G-Money | Glen Ellyn, IL United States | 01/24/2000
(5 out of 5 stars)

"EPMD, are by far the best duo or group in rap history. Their first album, "Strictly Business" is probably one of the most influencial hip hop albums in history. While the Erick & Parrish showed their innovative "laid back" style of rapping, at the same time, they became the first artist to sample, mostly of Roger & Zapp. And to this day, hip hop artists even remake or take ideas that EPMD put out on this album. For example, the Alkaholiks 1993 single "Only When I'm Drunk" sampled the whole beat of "It's My Thing", as well as Nas' 1999 single "Nastradamas" contains the same sound and beat as "Let the funk Flow". This album paved the way for such rappers as "A Tribe Called Quest", who aren't afraid to admit that their favorite artists are EPMD. Erick and Parrish were truly making dollars on this album, which went Platinum without any radio play or music videos. This album is by far the best I own."
You gots to chill ... and listen to this masterpiece
Alan Pounds | Minneapolis, MN | 05/13/2005
(5 out of 5 stars)

"Oh yes, EPMD are all about chillin' like villains. This album is so different from most albums released in the "golden age" of rap. The music is laid-back, soulful and funky. They spit the dopest rhymes in their signature monotone flow, and make it seem like child's play. Their style was far different than anyone else's when it came to east coast rap. Everyone else delivered rhymes with such buildup and hype, while these guys turned their rhymes out as if they were talking directly to you in their everyday voice.

1988 was definitely THE year for rap and hip-hop, and this album is no exception.
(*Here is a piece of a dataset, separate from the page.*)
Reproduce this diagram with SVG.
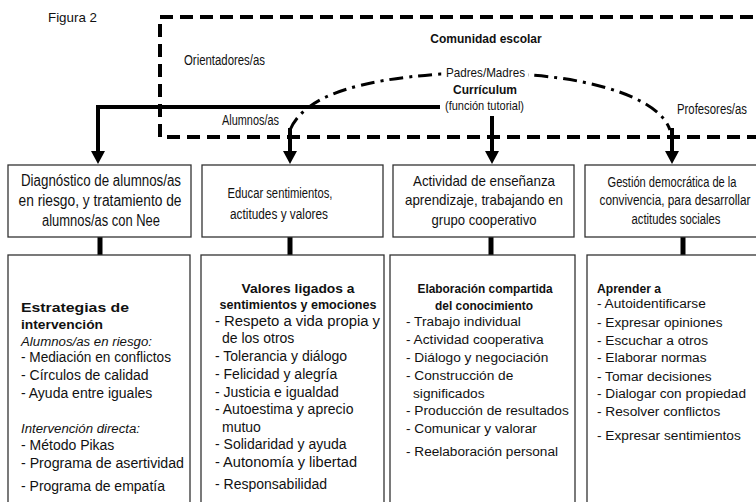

Tracks like "Strictly Business," "Let the Funk Flow," and "You Gots to Chill" were hip-hop anthems then, just as they are today. The latter featuring obvious samples, Zapp's "More Bounce to the Ounce" and Kool & the Gang's "Jungle Boogie," linked together with tight battle rhymes and very sweet production. There are great samples sprinkled throughout the album, including Bob Marley's "I Shot The Sheriff" on the title track.

"Strictly Business" is one of my favorite old-school rap albums, because it's so different from the norm. Their irresistible rhymes, and their free-flowing rhythm will keep your head nodding through the entire album."